As one of the nation’s premier providers of quality-engineered thermoplastic solutions, Symmtek offers the industry insight to help you better understand the world of engineering plastics. To that end, here is an overview of three common high-temperature thermoplastic materials: PEEK, PEK and PTFE.
PEEK and PTFE – What Do All the Acronyms Mean?
- PEEK – Poly-ether-ether-ketone – A ketone-based, semi-crystalline thermoplastic engineered for durability and high performance in harsh environments across wide temperature ranges( -300F to + 480F). Commonly used in Chemical Processing, Semiconductor Manufacturing & Oil & Gas applications.
- PEK – Poly-ether-ketone – Another semi-crystalline thermoplastic, ketone-based, likewise engineered to withstand harsh environments and extreme ranges of temperatures, (-300F to + 500F) with superior performance in applications that require vibration dampening, and wear resistance .
- PTFE– Poly-tetra-fluoro-ethylene – An engineering thermoplastic in the fluoropolymer family, distinct for its inclusion of fluorine. Commonly used in specialty seals as well as semiconductor manufacturing applications requiring service temperatures of (-350F to 500F).
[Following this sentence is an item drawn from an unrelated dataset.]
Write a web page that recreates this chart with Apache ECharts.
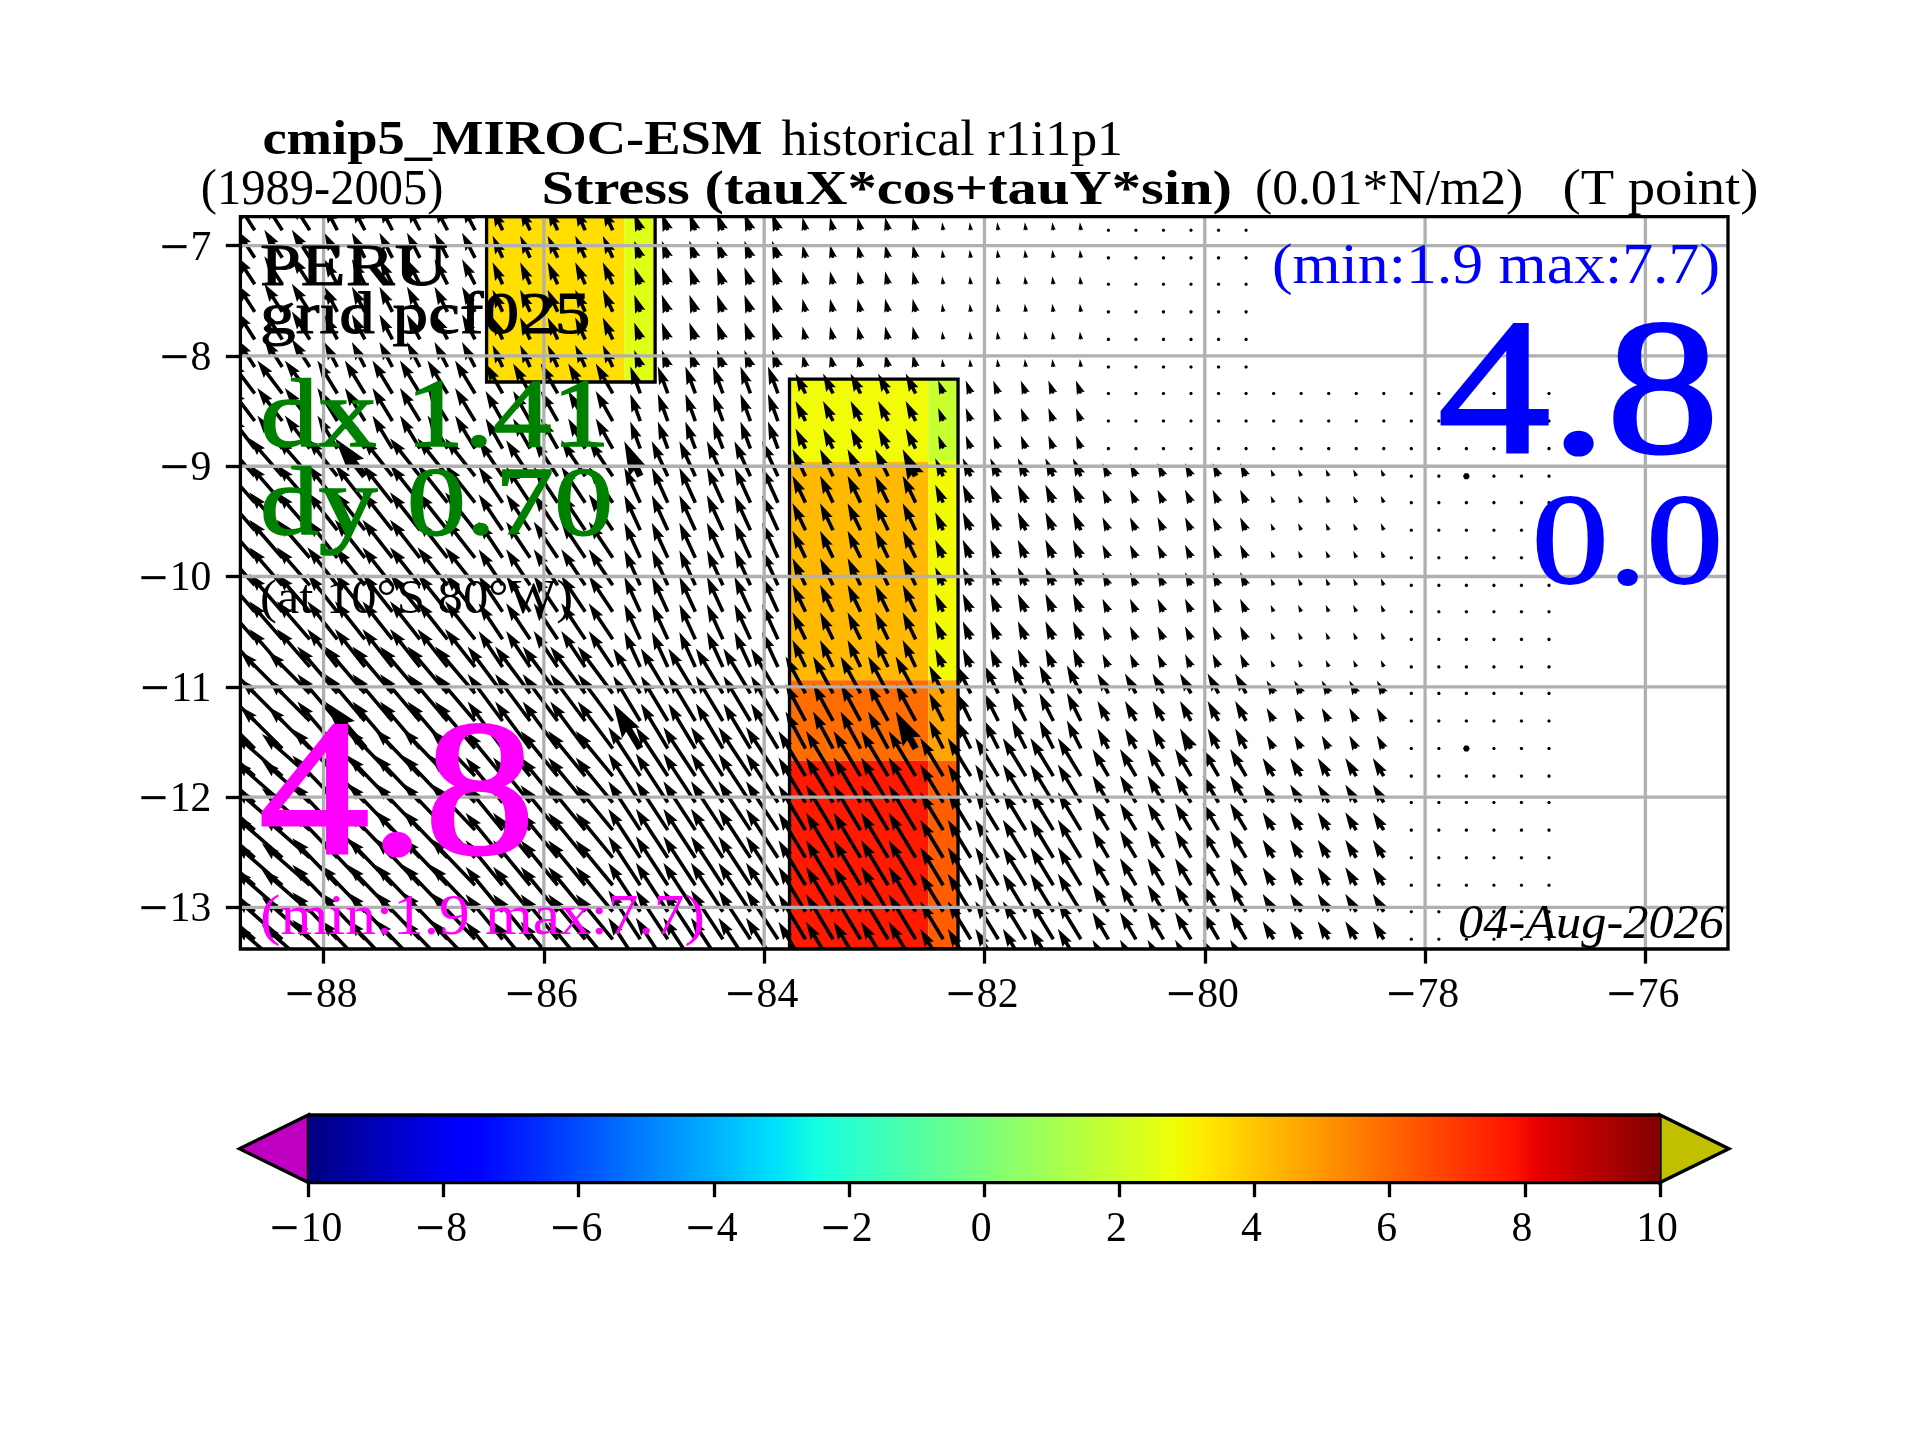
<!DOCTYPE html>
<html><head><meta charset="utf-8">
<style>html,body{margin:0;padding:0;background:#fff}#c{width:1920px;height:1440px}</style>
<script src="https://cdn.jsdelivr.net/npm/echarts@6/dist/echarts.min.js"></script>
</head><body><div id="c"></div>
<script>
// ---- axes ----
const lonTicks = [-88,-86,-84,-82,-80,-78,-76];
const latTicks = [-13,-12,-11,-10,-9,-8,-7];
const lonRange = [-88.755,-75.25];
const latRange = [-13.378,-6.737];
const barTicks = [-10,-8,-6,-4,-2,0,2,4,6,8,10];
// ---- vector field sample positions ----
const arrowLons = [-88.625,-88.375,-88.125,-87.875,-87.625,-87.375,-87.125,-86.875,-86.625,-86.375,-86.125,-85.875,-85.625,-85.375,-85.125,-84.875,-84.625,-84.375,-84.125,-83.875,-83.625,-83.375,-83.125,-82.875,-82.625,-82.375,-82.125,-81.875,-81.625,-81.375,-81.125,-80.875,-80.625,-80.375,-80.125,-79.875,-79.625,-79.375,-79.125,-78.875,-78.625,-78.375,-78.125,-77.875,-77.625,-77.375,-77.125,-76.875];
const arrowLats = [-6.86,-7.11,-7.35,-7.60,-7.85,-8.10,-8.34,-8.59,-8.84,-9.09,-9.33,-9.58,-9.83,-10.08,-10.32,-10.57,-10.82,-11.06,-11.31,-11.56,-11.81,-12.05,-12.30,-12.55,-12.80,-13.04,-13.29,-13.54];
// number of samples covered by each coarse source cell
const lonCellSizes = [3,6,5,6,5,6,6,5,6];
const latCellSizes = [6,3,8,3,8];
// vector components per coarse cell: [lat cell][lon cell]; null = land / no data
const tauU = [
 [-3.6,-2.6,-2.0,-1.2,-0.6,-0.2,0,null,null],
 [-5.0,-4.0,-3.4,-2.0,-2.0,-1.0,0,0,0],
 [-6.6,-6.0,-4.8,-3.2,-2.6,-1.6,-1.2,-0.6,0],
 [-8.4,-8.0,-7.0,-5.4,-4.0,-2.8,-2.2,-1.4,0],
 [-9.6,-9.0,-7.4,-6.4,-5.4,-4.6,-3.2,-2.2,0]
];
const tauV = [
 [5.6,5.0,4.4,3.4,2.6,1.6,0,null,null],
 [6.6,6.6,6.0,5.4,4.0,2.6,0,0,0],
 [7.6,7.6,7.2,7.0,5.4,3.6,2.6,1.4,0],
 [8.4,9.4,9.4,9.0,7.4,5.6,4.0,2.6,0],
 [8.4,9.4,9.0,9.8,9.0,7.6,5.4,3.6,0]
];
// samples drawn twice as heavy
const heavyLons = [-87.625,-85.125,-82.625,-80.125,-77.625];
const heavyLats = [-9.09,-11.56];
// ---- shaded cells: west, east, south, north, value ----
const cellWest  = [-86.52,-85.27,-83.77,-82.51,-83.77,-82.51,-83.77,-82.51,-83.77,-82.51];
const cellEast  = [-85.27,-84.99,-82.51,-82.24,-82.51,-82.24,-82.51,-82.24,-82.51,-82.24];
const cellSouth = [-8.236,-8.236,-8.96,-8.96,-10.94,-10.94,-11.67,-11.67,-13.378,-13.378];
const cellNorth = [-6.737,-6.737,-8.21,-8.21,-8.96,-8.96,-10.94,-10.94,-11.67,-11.67];
const cellValue = [3.5,2.46,2.86,1.85,4.28,2.9,5.9,4.75,7.67,6.23];
// outlined boxes: west, east, south, north
const boxes = [[-86.52,-84.99,-8.236,-6.737],[-83.77,-82.24,-13.378,-8.21]];
// ---- colour map ----
const jetOffsets = [0,.11,.125,.34,.35,.375,.64,.65,.66,.89,.91,1];
const jetColors = ['#000080','#0000ff','#0000ff','#00dbff','#00e6f7','#14ffe2','#eeff08','#f7f600','#ffec00','#ff1300','#e80000','#800000'];
const underColor = '#c000c0', overColor = '#c0c000';
const barRange = [-10,10], barExtend = 1.02;

const serif = '"Liberation Serif","DejaVu Serif",serif';
const ctx = document.createElement('canvas').getContext('2d');
function hex(c){return [1,3,5].map(i=>parseInt(c.substr(i,2),16));}
function jet(v){
  const t=(v-barRange[0])/(barRange[1]-barRange[0]);
  for(let i=1;i<jetOffsets.length;i++){ if(t<=jetOffsets[i]){
    const f=(t-jetOffsets[i-1])/(jetOffsets[i]-jetOffsets[i-1]),a=hex(jetColors[i-1]),b=hex(jetColors[i]);
    return 'rgb('+a.map((x,k)=>Math.round(x+(b[k]-x)*f)).join(',')+')';}}
  return jetColors[jetColors.length-1];
}
// ---- texts: string, font, colour, left, right, baseline ----
const texts = [
 ['cmip5_MIROC-ESM','bold',48,'#000',262.4,762.4,154.5],
 ['historical r1i1p1','',50,'#000',781.6,1123,154.5],
 ['(1989-2005)','',50,'#000',200.8,443.3,204],
 ['Stress (tauX*cos+tauY*sin)','bold',48,'#000',541.4,1232,204],
 ['(0.01*N/m2)','',50,'#000',1255,1523.3,204],
 ['(T point)','',50,'#000',1562.5,1758.4,204],
 ['PERU','',60,'#000',260,447.7,285],
 ['grid pcf025','',60,'#000',260,590.5,333],
 ['dx 1.41','',98,'#008000',260,610,446],
 ['dy 0.70','',98,'#008000',260,613,534],
 ['(at 10\u00b0S 80\u00b0W)','',48,'#000',260,573,613],
 ['4.8','',192,'#ff00ff',259,535,852.7],
 ['(min:1.9 max:7.7)','',58,'#ff00ff',260,705,934],
 ['(min:1.9 max:7.7)','',58,'#0000ff',1272,1720,283.3],
 ['4.8','',192,'#0000ff',1438,1719,451.7],
 ['0.0','',130,'#0000ff',1532,1723,583],
 ['04-Aug-2026','italic',48,'#000',1458,1724,938]
];
const graphicTexts = texts.map(([s,st,size,col,l,r,b])=>{
  const font=(st?st+' ':'')+size+'px '+serif;
  ctx.font=font;
  const style={text:s,font:font,fill:col,textAlign:'left',textVerticalAlign:'middle',x:0,y:0};
  if(size>=60){style.stroke=col;style.lineWidth=size*0.016;}
  return {type:'text',z:100,x:l,y:b-0.26*size,scaleX:(r-l)/ctx.measureText(s).width,silent:true,style:style};
});

// ---- build arrow records ----
const arrowData=[];
let ri=0;
latCellSizes.forEach((nr,rb)=>{
  for(let a=0;a<nr;a++,ri++){
    let ci=0;
    lonCellSizes.forEach((nc,cb)=>{
      for(let b=0;b<nc;b++,ci++){
        if(tauU[rb][cb]===null) continue;
        const heavy=heavyLons.includes(arrowLons[ci])&&heavyLats.includes(arrowLats[ri])?1:0;
        arrowData.push([arrowLons[ci],arrowLats[ri],tauU[rb][cb],tauV[rb][cb],heavy]);
      }
    });
  }
});
const pxPerUnit=5, baseWidth=3.6;
function arrowItem(params,api){
  const p=api.coord([api.value(0),api.value(1)]);
  const u=api.value(2)*pxPerUnit,v=api.value(3)*pxPerUnit,w=baseWidth*(api.value(4)?1.9:1);
  const L=Math.hypot(u,v)/w;
  let pts;
  if(L<1){
    pts=[];for(let i=0;i<6;i++){const a=i*Math.PI/3;pts.push([p[0]+.5*w*Math.cos(a),p[1]+.5*w*Math.sin(a)]);}
  } else {
    const hl=5,hw=3,ax=4.5,minsh=5,s=Math.min(L/minsh,1),LL=Math.max(L,minsh);
    const X=[0,LL-ax,LL-hl,LL,LL-hl,LL-ax,0].map(x=>x*s*w);
    const Y=[.5,.5,hw/2,0,-hw/2,-.5,-.5].map(y=>y*s*w);
    const c=u/(L*w),d=-v/(L*w);
    pts=X.map((x,i)=>[p[0]+x*c-Y[i]*d,p[1]+x*d+Y[i]*c]);
  }
  return {type:'polygon',shape:{points:pts},style:{fill:'#000'}};
}
const cellData=cellValue.map((v,i)=>[cellWest[i],cellEast[i],cellSouth[i],cellNorth[i],v]);

function tickText(v){return v<0?'{m|\u2212}{d|'+(-v)+'}':'{d|'+v+'}';}
const tickRich={m:{fontFamily:'"DejaVu Serif"',fontSize:38.7,color:'#000'},d:{fontFamily:serif,fontSize:41.7,color:'#000'}};

const option={
  animation:false,backgroundColor:'#fff',
  textStyle:{fontFamily:serif},
  grid:[
    {left:240.4,top:216.7,width:1487.6,height:732.3},
    {left:308.4,top:1115,width:1351.6,height:67.6}
  ],
  xAxis:[
    {gridIndex:0,type:'value',min:lonRange[0],max:lonRange[1],splitLine:{show:false},axisLine:{show:false},
     axisTick:{show:true,customValues:lonTicks,length:14.6,lineStyle:{width:3.3,color:'#000'}},
     axisLabel:{customValues:lonTicks,margin:26,padding:[0,6,0,0],formatter:tickText,rich:tickRich}},
    {gridIndex:1,type:'value',min:barRange[0],max:barRange[1],splitLine:{show:false},axisLine:{show:false},
     axisTick:{show:true,customValues:barTicks,length:14.6,lineStyle:{width:3.3,color:'#000'}},
     axisLabel:{customValues:barTicks,margin:26,padding:[0,6,0,0],formatter:tickText,rich:tickRich}}
  ],
  yAxis:[
    {gridIndex:0,type:'value',min:latRange[0],max:latRange[1],splitLine:{show:false},axisLine:{show:false},
     axisTick:{show:true,customValues:latTicks,length:14.6,lineStyle:{width:3.3,color:'#000'}},
     axisLabel:{customValues:latTicks,margin:29,padding:[6,0,0,0],formatter:tickText,rich:tickRich}},
    {gridIndex:1,type:'value',min:0,max:1,show:false}
  ],
  graphic:{elements:graphicTexts},
  series:[
    {type:'custom',name:'cells',z:1,xAxisIndex:0,yAxisIndex:0,clip:true,silent:true,data:cellData,
     encode:{x:[0,1],y:[2,3]},
     renderItem(params,api){
       const a=api.coord([api.value(0),api.value(3)]),b=api.coord([api.value(1),api.value(2)]);
       return {type:'rect',shape:{x:a[0],y:a[1],width:b[0]-a[0],height:b[1]-a[1]},style:{fill:jet(api.value(4))}};
     }},
    {type:'custom',name:'boxes',z:2,xAxisIndex:0,yAxisIndex:0,clip:true,silent:true,data:boxes,
     encode:{x:[0,1],y:[2,3]},
     renderItem(params,api){
       const a=api.coord([api.value(0),api.value(3)]),b=api.coord([api.value(1),api.value(2)]);
       return {type:'rect',shape:{x:a[0],y:a[1],width:b[0]-a[0],height:b[1]-a[1]},style:{fill:'none',stroke:'#000',lineWidth:3.3}};
     }},
    {type:'custom',name:'stress',z:3,xAxisIndex:0,yAxisIndex:0,clip:true,silent:true,data:arrowData,
     encode:{x:0,y:1},renderItem:arrowItem},
    {type:'custom',name:'grid',z:4,xAxisIndex:0,yAxisIndex:0,silent:true,data:[[0]],
     renderItem(params,api){
       const kids=[];
       lonTicks.forEach(x=>{const a=api.coord([x,latRange[0]]),b=api.coord([x,latRange[1]]);
         kids.push({type:'line',shape:{x1:a[0],y1:a[1],x2:b[0],y2:b[1]},style:{stroke:'#b0b0b0',lineWidth:3.3}});});
       latTicks.forEach(y=>{const a=api.coord([lonRange[0],y]),b=api.coord([lonRange[1],y]);
         kids.push({type:'line',shape:{x1:a[0],y1:a[1],x2:b[0],y2:b[1]},style:{stroke:'#b0b0b0',lineWidth:3.3}});});
       const tl=api.coord([lonRange[0],latRange[1]]),br=api.coord([lonRange[1],latRange[0]]);
       kids.push({type:'rect',shape:{x:tl[0],y:tl[1],width:br[0]-tl[0],height:br[1]-tl[1]},style:{fill:'none',stroke:'#000',lineWidth:3.3}});
       return {type:'group',children:kids};
     }},
    {type:'custom',name:'colorbar',z:2,xAxisIndex:1,yAxisIndex:1,silent:true,data:[[barRange[0],barRange[1]]],
     encode:{x:[0,1]},
     renderItem(params,api){
       const a=api.coord([barRange[0],1]),b=api.coord([barRange[1],0]);
       const m=(a[1]+b[1])/2;
       const tipL=api.coord([barRange[0]-barExtend,.5])[0],tipR=api.coord([barRange[1]+barExtend,.5])[0];
       const grad=new echarts.graphic.LinearGradient(0,0,1,0,jetOffsets.map((o,i)=>({offset:o,color:jetColors[i]})));
       const edge={stroke:'#000',lineWidth:3.3,lineJoin:'miter'};
       return {type:'group',children:[
         {type:'polygon',shape:{points:[[tipL,m],[a[0],a[1]],[a[0],b[1]]]},style:Object.assign({fill:underColor},edge)},
         {type:'polygon',shape:{points:[[tipR,m],[b[0],a[1]],[b[0],b[1]]]},style:Object.assign({fill:overColor},edge)},
         {type:'rect',shape:{x:a[0],y:a[1],width:b[0]-a[0],height:b[1]-a[1]},style:{fill:grad}},
         {type:'line',shape:{x1:a[0],y1:a[1],x2:b[0],y2:a[1]},style:{stroke:'#000',lineWidth:3.3}},
         {type:'line',shape:{x1:a[0],y1:b[1],x2:b[0],y2:b[1]},style:{stroke:'#000',lineWidth:3.3}}
       ]};
     }}
  ]
};
const chart=echarts.init(document.getElementById('c'),null,{width:1920,height:1440,renderer:'canvas'});
chart.setOption(option);
</script></body></html>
Properties and Performance Benefits of PEEK Material
As an engineering material, PEEK provides exceptional resistance to harsh chemical environments and thermal degradation. Additionally, it exhibits a low moisture uptake and great overall dimensional stability.
PEEK thermoplastics retain a high level of mechanical strength across an extremely wide range of temperatures, making them suitable for an array of consumer, commercial and industrial sectors.
Their reliability makes PEEK materials especially valuable in high-pressure / high-temperature (HPHT) applications such as industrial bearings, pistons, pumps, along with oilfield and gas equipment. They are also found in less extreme use cases such as medical implants, healthcare equipment and various electronic devices.
Properties and Performance Benefits of PEK Material
Contrasted with conventional PEEK materials, PEK thermoplastics can more reliably function in harsh environments that are up to 30˚C higher in temperature, all while retaining their dimensional stability and other performance attributes.
These engineering plastics also exhibit good resistance to both material fatigue and creep, making them especially suitable for electrical applications that require reduced thermal expansion combined with enhanced chemical resistance.
Its high strength and resistance to thermal degradation makes PEK the ideal material for use in cyclical loading applications that aim to minimize noise, vibration and harshness (NVH). These applications include running gears, bearings, bushings, and virtually any drivetrain system components used in the modern transportation, automotive and aerospace sectors.
Properties and Performance Benefits of PTFE Material
Opposed to the polyether ketone-based thermoplastics above, PTFE is a material in the fluoropolymer family, therefore it is a much softer, and resilient material. With the addition of fluorine in the material, PTFE has been engineered to provide even greater resistance to chemical degradation and corrosion, especially when coming in contact with strongly aggressive acids.
The fluorine inclusion also creates a very low friction coefficient, and low moisture uptake along with reliable electrical resistance. These properties combined with the material’s physical flexibility makes it a popular choice in specialty seals for bearings, bushings and electrical components in a diverse range of consumer and industrial markets.
Additionally, extremely high-purity grades of PTFE are utilized throughout the semiconductor manufacturing sector within the industry’s state-of-the-art fluid handling systems.